Collected data
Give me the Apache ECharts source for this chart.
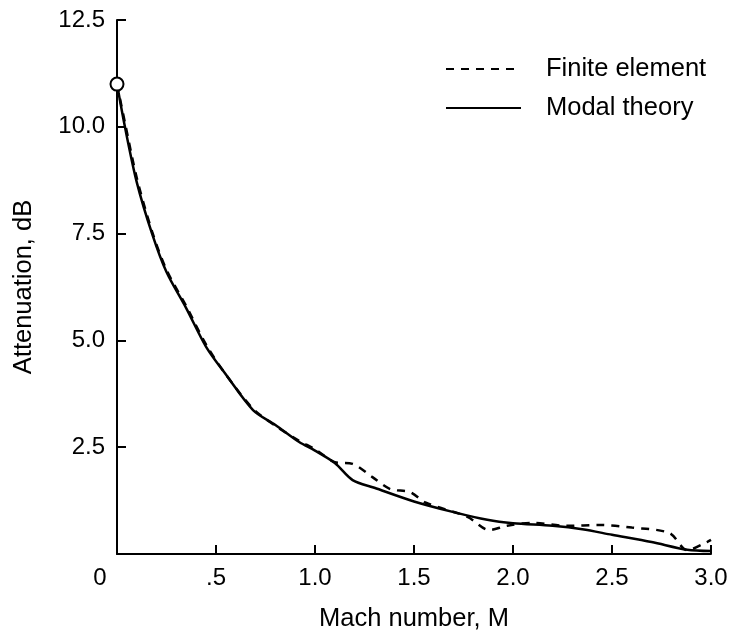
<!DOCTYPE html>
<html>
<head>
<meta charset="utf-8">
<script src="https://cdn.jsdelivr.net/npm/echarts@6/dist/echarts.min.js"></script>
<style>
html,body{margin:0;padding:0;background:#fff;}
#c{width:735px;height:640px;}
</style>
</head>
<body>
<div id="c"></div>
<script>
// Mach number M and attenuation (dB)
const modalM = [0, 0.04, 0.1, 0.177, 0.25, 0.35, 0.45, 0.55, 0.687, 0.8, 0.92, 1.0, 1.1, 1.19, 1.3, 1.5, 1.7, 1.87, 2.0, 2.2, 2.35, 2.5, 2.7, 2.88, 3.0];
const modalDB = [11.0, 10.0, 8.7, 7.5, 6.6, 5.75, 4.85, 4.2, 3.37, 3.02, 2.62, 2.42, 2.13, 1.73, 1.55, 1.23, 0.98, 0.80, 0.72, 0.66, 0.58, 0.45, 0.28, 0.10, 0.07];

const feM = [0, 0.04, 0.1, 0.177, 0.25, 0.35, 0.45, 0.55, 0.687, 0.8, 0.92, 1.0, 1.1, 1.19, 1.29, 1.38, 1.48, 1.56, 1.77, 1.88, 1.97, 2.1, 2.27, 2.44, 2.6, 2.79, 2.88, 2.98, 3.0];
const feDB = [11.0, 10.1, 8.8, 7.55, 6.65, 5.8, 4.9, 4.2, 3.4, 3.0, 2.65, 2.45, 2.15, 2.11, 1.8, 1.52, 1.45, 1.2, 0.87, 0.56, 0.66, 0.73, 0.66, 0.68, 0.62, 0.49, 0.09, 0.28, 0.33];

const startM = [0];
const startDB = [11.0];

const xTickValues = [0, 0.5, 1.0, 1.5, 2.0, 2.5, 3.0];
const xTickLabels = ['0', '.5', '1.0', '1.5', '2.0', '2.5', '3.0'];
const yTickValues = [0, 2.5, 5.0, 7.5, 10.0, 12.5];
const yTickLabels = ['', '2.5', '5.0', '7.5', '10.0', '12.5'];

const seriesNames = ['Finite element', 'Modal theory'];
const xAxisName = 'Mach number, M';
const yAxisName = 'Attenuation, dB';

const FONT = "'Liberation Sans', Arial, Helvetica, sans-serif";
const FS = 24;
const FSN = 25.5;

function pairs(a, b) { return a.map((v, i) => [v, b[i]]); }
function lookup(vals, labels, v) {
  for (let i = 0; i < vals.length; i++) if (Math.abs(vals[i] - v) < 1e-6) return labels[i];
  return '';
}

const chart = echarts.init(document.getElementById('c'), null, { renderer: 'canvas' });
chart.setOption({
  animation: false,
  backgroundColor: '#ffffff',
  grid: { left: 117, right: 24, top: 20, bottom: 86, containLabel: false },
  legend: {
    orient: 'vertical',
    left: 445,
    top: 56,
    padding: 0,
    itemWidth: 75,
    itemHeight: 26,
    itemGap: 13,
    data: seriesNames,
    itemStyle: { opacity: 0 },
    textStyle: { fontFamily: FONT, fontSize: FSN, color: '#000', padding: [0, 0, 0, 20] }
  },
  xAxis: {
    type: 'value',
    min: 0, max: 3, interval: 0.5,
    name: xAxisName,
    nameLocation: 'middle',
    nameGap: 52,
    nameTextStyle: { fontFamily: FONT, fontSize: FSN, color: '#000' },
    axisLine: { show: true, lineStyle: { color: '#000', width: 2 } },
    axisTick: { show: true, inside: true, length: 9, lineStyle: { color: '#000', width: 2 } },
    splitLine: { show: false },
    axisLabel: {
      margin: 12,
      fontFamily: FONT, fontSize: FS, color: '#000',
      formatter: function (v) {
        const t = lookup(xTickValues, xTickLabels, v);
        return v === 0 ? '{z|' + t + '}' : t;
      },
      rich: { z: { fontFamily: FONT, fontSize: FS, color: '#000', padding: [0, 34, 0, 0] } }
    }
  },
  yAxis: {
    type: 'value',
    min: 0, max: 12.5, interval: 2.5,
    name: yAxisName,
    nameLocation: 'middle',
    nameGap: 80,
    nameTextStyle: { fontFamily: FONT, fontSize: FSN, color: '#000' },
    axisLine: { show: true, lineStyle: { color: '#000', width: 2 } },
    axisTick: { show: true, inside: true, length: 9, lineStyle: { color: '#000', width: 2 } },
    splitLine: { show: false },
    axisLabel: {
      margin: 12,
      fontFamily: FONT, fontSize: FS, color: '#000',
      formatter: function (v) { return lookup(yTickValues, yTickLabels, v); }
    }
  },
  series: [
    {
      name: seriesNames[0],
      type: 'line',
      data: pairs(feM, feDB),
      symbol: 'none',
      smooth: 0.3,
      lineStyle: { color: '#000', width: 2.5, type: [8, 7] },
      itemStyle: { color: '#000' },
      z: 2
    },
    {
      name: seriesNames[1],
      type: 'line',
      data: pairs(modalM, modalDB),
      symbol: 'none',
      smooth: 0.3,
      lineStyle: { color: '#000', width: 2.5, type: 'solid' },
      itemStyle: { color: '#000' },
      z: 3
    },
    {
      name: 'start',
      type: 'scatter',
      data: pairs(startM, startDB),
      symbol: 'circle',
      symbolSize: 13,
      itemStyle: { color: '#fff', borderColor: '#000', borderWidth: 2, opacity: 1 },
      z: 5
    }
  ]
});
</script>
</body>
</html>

Exercise task
Send back the data above word for word, with the pictures left out.

Answer to the exercise
Give me the Apache ECharts source for this chart.
<!DOCTYPE html>
<html>
<head>
<meta charset="utf-8">
<script src="https://cdn.jsdelivr.net/npm/echarts@6/dist/echarts.min.js"></script>
<style>
html,body{margin:0;padding:0;background:#fff;}
#c{width:735px;height:640px;}
</style>
</head>
<body>
<div id="c"></div>
<script>
// Mach number M and attenuation (dB)
const modalM = [0, 0.04, 0.1, 0.177, 0.25, 0.35, 0.45, 0.55, 0.687, 0.8, 0.92, 1.0, 1.1, 1.19, 1.3, 1.5, 1.7, 1.87, 2.0, 2.2, 2.35, 2.5, 2.7, 2.88, 3.0];
const modalDB = [11.0, 10.0, 8.7, 7.5, 6.6, 5.75, 4.85, 4.2, 3.37, 3.02, 2.62, 2.42, 2.13, 1.73, 1.55, 1.23, 0.98, 0.80, 0.72, 0.66, 0.58, 0.45, 0.28, 0.10, 0.07];

const feM = [0, 0.04, 0.1, 0.177, 0.25, 0.35, 0.45, 0.55, 0.687, 0.8, 0.92, 1.0, 1.1, 1.19, 1.29, 1.38, 1.48, 1.56, 1.77, 1.88, 1.97, 2.1, 2.27, 2.44, 2.6, 2.79, 2.88, 2.98, 3.0];
const feDB = [11.0, 10.1, 8.8, 7.55, 6.65, 5.8, 4.9, 4.2, 3.4, 3.0, 2.65, 2.45, 2.15, 2.11, 1.8, 1.52, 1.45, 1.2, 0.87, 0.56, 0.66, 0.73, 0.66, 0.68, 0.62, 0.49, 0.09, 0.28, 0.33];

const startM = [0];
const startDB = [11.0];

const xTickValues = [0, 0.5, 1.0, 1.5, 2.0, 2.5, 3.0];
const xTickLabels = ['0', '.5', '1.0', '1.5', '2.0', '2.5', '3.0'];
const yTickValues = [0, 2.5, 5.0, 7.5, 10.0, 12.5];
const yTickLabels = ['', '2.5', '5.0', '7.5', '10.0', '12.5'];

const seriesNames = ['Finite element', 'Modal theory'];
const xAxisName = 'Mach number, M';
const yAxisName = 'Attenuation, dB';

const FONT = "'Liberation Sans', Arial, Helvetica, sans-serif";
const FS = 24;
const FSN = 25.5;

function pairs(a, b) { return a.map((v, i) => [v, b[i]]); }
function lookup(vals, labels, v) {
  for (let i = 0; i < vals.length; i++) if (Math.abs(vals[i] - v) < 1e-6) return labels[i];
  return '';
}

const chart = echarts.init(document.getElementById('c'), null, { renderer: 'canvas' });
chart.setOption({
  animation: false,
  backgroundColor: '#ffffff',
  grid: { left: 117, right: 24, top: 20, bottom: 86, containLabel: false },
  legend: {
    orient: 'vertical',
    left: 445,
    top: 56,
    padding: 0,
    itemWidth: 75,
    itemHeight: 26,
    itemGap: 13,
    data: seriesNames,
    itemStyle: { opacity: 0 },
    textStyle: { fontFamily: FONT, fontSize: FSN, color: '#000', padding: [0, 0, 0, 20] }
  },
  xAxis: {
    type: 'value',
    min: 0, max: 3, interval: 0.5,
    name: xAxisName,
    nameLocation: 'middle',
    nameGap: 52,
    nameTextStyle: { fontFamily: FONT, fontSize: FSN, color: '#000' },
    axisLine: { show: true, lineStyle: { color: '#000', width: 2 } },
    axisTick: { show: true, inside: true, length: 9, lineStyle: { color: '#000', width: 2 } },
    splitLine: { show: false },
    axisLabel: {
      margin: 12,
      fontFamily: FONT, fontSize: FS, color: '#000',
      formatter: function (v) {
        const t = lookup(xTickValues, xTickLabels, v);
        return v === 0 ? '{z|' + t + '}' : t;
      },
      rich: { z: { fontFamily: FONT, fontSize: FS, color: '#000', padding: [0, 34, 0, 0] } }
    }
  },
  yAxis: {
    type: 'value',
    min: 0, max: 12.5, interval: 2.5,
    name: yAxisName,
    nameLocation: 'middle',
    nameGap: 80,
    nameTextStyle: { fontFamily: FONT, fontSize: FSN, color: '#000' },
    axisLine: { show: true, lineStyle: { color: '#000', width: 2 } },
    axisTick: { show: true, inside: true, length: 9, lineStyle: { color: '#000', width: 2 } },
    splitLine: { show: false },
    axisLabel: {
      margin: 12,
      fontFamily: FONT, fontSize: FS, color: '#000',
      formatter: function (v) { return lookup(yTickValues, yTickLabels, v); }
    }
  },
  series: [
    {
      name: seriesNames[0],
      type: 'line',
      data: pairs(feM, feDB),
      symbol: 'none',
      smooth: 0.3,
      lineStyle: { color: '#000', width: 2.5, type: [8, 7] },
      itemStyle: { color: '#000' },
      z: 2
    },
    {
      name: seriesNames[1],
      type: 'line',
      data: pairs(modalM, modalDB),
      symbol: 'none',
      smooth: 0.3,
      lineStyle: { color: '#000', width: 2.5, type: 'solid' },
      itemStyle: { color: '#000' },
      z: 3
    },
    {
      name: 'start',
      type: 'scatter',
      data: pairs(startM, startDB),
      symbol: 'circle',
      symbolSize: 13,
      itemStyle: { color: '#fff', borderColor: '#000', borderWidth: 2, opacity: 1 },
      z: 5
    }
  ]
});
</script>
</body>
</html>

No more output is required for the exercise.